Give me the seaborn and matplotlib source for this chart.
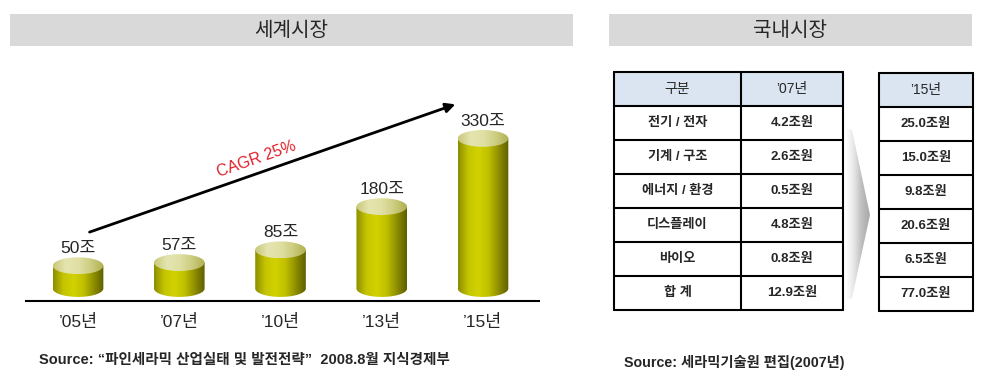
import numpy as np
import pandas as pd
import seaborn as sns
import matplotlib.pyplot as plt
from matplotlib.patches import Ellipse, Rectangle, Polygon, PathPatch
from matplotlib.path import Path
from matplotlib.colors import LinearSegmentedColormap

# world market (조)
years = ["’05년", "’07년", "’10년", "’13년", "’15년"]
market = [50, 57, 85, 180, 330]
cagr_label = "CAGR 25%"

# domestic market (조원)
segments = ["전기 / 전자", "기계 / 구조", "에너지 / 환경", "디스플레이", "바이오", "합 계"]
won_07 = [4.2, 2.6, 0.5, 4.8, 0.8, 12.9]
won_15 = [25.0, 15.0, 9.8, 20.6, 6.5, 77.0]
table_header = ["구분", "’07년"]
table2_header = ["’15년"]

source_left = "Source: “파인세라믹 산업실태 및 발전전략”  2008.8월 지식경제부"
source_right = "Source: 세라믹기술원 편집(2007년)"

sns.set_theme(style="white")
plt.rcParams["font.family"] = ["Liberation Sans", "Noto Sans CJK KR", "DejaVu Sans"]

fig = plt.figure(figsize=(9.84, 3.81), dpi=100)

# background layer in pixel coordinates for headers / tables
ov = fig.add_axes([0, 0, 1, 1], zorder=-1)
ov.add_patch(Rectangle((10, 14), 563, 32, fc="#d9d9d9", ec="none"))
ov.text(291, 31, "세계시장", ha="center", va="center", fontsize=14.5)
ov.add_patch(Rectangle((609, 14), 363, 32, fc="#d9d9d9", ec="none"))
ov.text(790, 31, "국내시장", ha="center", va="center", fontsize=14.5)

grad = np.linspace(0, 1, 256).reshape(1, -1)

# ---- cylinder chart ----
ax = fig.add_axes([26 / 984, 80 / 381, 513 / 984, 211 / 381])
df = pd.DataFrame({"year": years, "value": market})
sns.barplot(data=df, x="year", y="value", width=0.5, color="#b5b500", ax=ax)

body_cmap = LinearSegmentedColormap.from_list(
    "body", ["#8c8c00", "#c4c400", "#d2d200", "#c0c000", "#8e8e00", "#5e5e00"])
top_cmap = LinearSegmentedColormap.from_list(
    "top", ["#c8c878", "#e4e4b0", "#e0e0a4", "#cccc80", "#b0b050"])
ell_h = 37

for p, val in zip(ax.patches, market):
    x0, w, h = p.get_x(), p.get_width(), p.get_height()
    xc = x0 + w / 2
    p.set_visible(False)
    t = np.linspace(np.pi, 2 * np.pi, 60)
    verts = [(x0, h), (x0, 0)] + list(zip(xc + w / 2 * np.cos(t), ell_h / 2 * np.sin(t))) + [(x0 + w, h), (x0, h)]
    codes = [Path.MOVETO] + [Path.LINETO] * (len(verts) - 2) + [Path.CLOSEPOLY]
    body = PathPatch(Path(verts, codes), fc="none", ec="none", transform=ax.transData)
    ax.add_patch(body)
    im = ax.imshow(grad, cmap=body_cmap, extent=(x0, x0 + w, -ell_h / 2, h),
                   aspect="auto", origin="lower", zorder=2)
    im.set_clip_path(body)
    top = Ellipse((xc, h), w, ell_h, fc="none", ec="none", transform=ax.transData)
    ax.add_patch(top)
    im2 = ax.imshow(grad, cmap=top_cmap, extent=(x0, x0 + w, h - ell_h / 2, h + ell_h / 2),
                    aspect="auto", origin="lower", zorder=3)
    im2.set_clip_path(top)
    ax.annotate(f"{val}조", (xc, h), xytext=(0, 12.5), textcoords="offset points",
                ha="center", va="center", fontsize=12.5)

ax.set_xlim(-0.514, 4.553)
ax.set_ylim(-27.5, 436.5)
ax.patch.set_alpha(0)
sns.despine(ax=ax, left=True)
ax.spines["bottom"].set_color("black")
ax.spines["bottom"].set_linewidth(1.5)
ax.set_yticks([])
ax.set_xlabel("")
ax.set_ylabel("")
ax.tick_params(axis="x", length=0, pad=9, labelsize=12.5)

ax.annotate("", xy=(3.753, 407), xytext=(0.088, 122),
            arrowprops=dict(arrowstyle="-|>", color="black", lw=2, mutation_scale=14),
            annotation_clip=False)
ax.text(1.758, 285, cagr_label, rotation=19.3, rotation_mode="anchor",
        ha="center", va="center", color="#e0202a", fontsize=11.5)

ov.text(39, 360, source_left, ha="left", va="center", fontsize=10.5, fontweight="bold")
ov.text(624, 362, source_right, ha="left", va="center", fontsize=10.3, fontweight="bold")


# ---- tables ----
def draw_table(x_edges, y_top, row_h, header, rows):
    n = len(rows) + 1
    ov.add_patch(Rectangle((x_edges[0], y_top), x_edges[-1] - x_edges[0], row_h,
                           fc="#dbe5f1", ec="none"))
    for i in range(n + 1):
        y = y_top + i * row_h
        ov.plot([x_edges[0], x_edges[-1]], [y, y], color="black", lw=1.5)
    for x in x_edges:
        ov.plot([x, x], [y_top, y_top + n * row_h], color="black", lw=1.5)
    for j, label in enumerate(header):
        ov.text((x_edges[j] + x_edges[j + 1]) / 2, y_top + row_h / 2, label,
                ha="center", va="center", fontsize=10)
    for i, row in enumerate(rows):
        for j, label in enumerate(row):
            ov.text((x_edges[j] + x_edges[j + 1]) / 2, y_top + (i + 1.5) * row_h, label,
                    ha="center", va="center", fontsize=9.5, fontweight="bold")


rows1 = [[s, f"{v:.1f}조원"] for s, v in zip(segments, won_07)]
rows2 = [[f"{v:.1f}조원"] for v in won_15]
draw_table([614, 741, 843], 72, 34, table_header, rows1)
draw_table([879, 973], 73, 34, table2_header, rows2)

# shaded chevron between the tables
chev = Polygon([(846, 128), (852, 130), (870, 215), (852, 298), (846, 300)],
               closed=True, fc="none", ec="none")
ov.add_patch(chev)
chev_cmap = LinearSegmentedColormap.from_list("chev", ["#ffffff", "#e6e6e6", "#bdbdbd", "#a8a8a8"])
imc = ov.imshow(grad, cmap=chev_cmap, extent=(846, 870, 300, 128), aspect="auto", zorder=1)
imc.set_clip_path(chev)

ov.set_xlim(0, 984)
ov.set_ylim(381, 0)
ov.axis("off")

fig.savefig("out.png", dpi=100)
------------------------------------------------------------------------
### [Task brief]
Please take the lines from the beginning of the data above through the line holding "fig = plt.figure(figsize=(9.84, 3.81), dpi=100)" and transcribe them exactly, without any pictures.

### [Answer in full]
Give me the seaborn and matplotlib source for this chart.
import numpy as np
import pandas as pd
import seaborn as sns
import matplotlib.pyplot as plt
from matplotlib.patches import Ellipse, Rectangle, Polygon, PathPatch
from matplotlib.path import Path
from matplotlib.colors import LinearSegmentedColormap

# world market (조)
years = ["’05년", "’07년", "’10년", "’13년", "’15년"]
market = [50, 57, 85, 180, 330]
cagr_label = "CAGR 25%"

# domestic market (조원)
segments = ["전기 / 전자", "기계 / 구조", "에너지 / 환경", "디스플레이", "바이오", "합 계"]
won_07 = [4.2, 2.6, 0.5, 4.8, 0.8, 12.9]
won_15 = [25.0, 15.0, 9.8, 20.6, 6.5, 77.0]
table_header = ["구분", "’07년"]
table2_header = ["’15년"]

source_left = "Source: “파인세라믹 산업실태 및 발전전략”  2008.8월 지식경제부"
source_right = "Source: 세라믹기술원 편집(2007년)"

sns.set_theme(style="white")
plt.rcParams["font.family"] = ["Liberation Sans", "Noto Sans CJK KR", "DejaVu Sans"]

fig = plt.figure(figsize=(9.84, 3.81), dpi=100)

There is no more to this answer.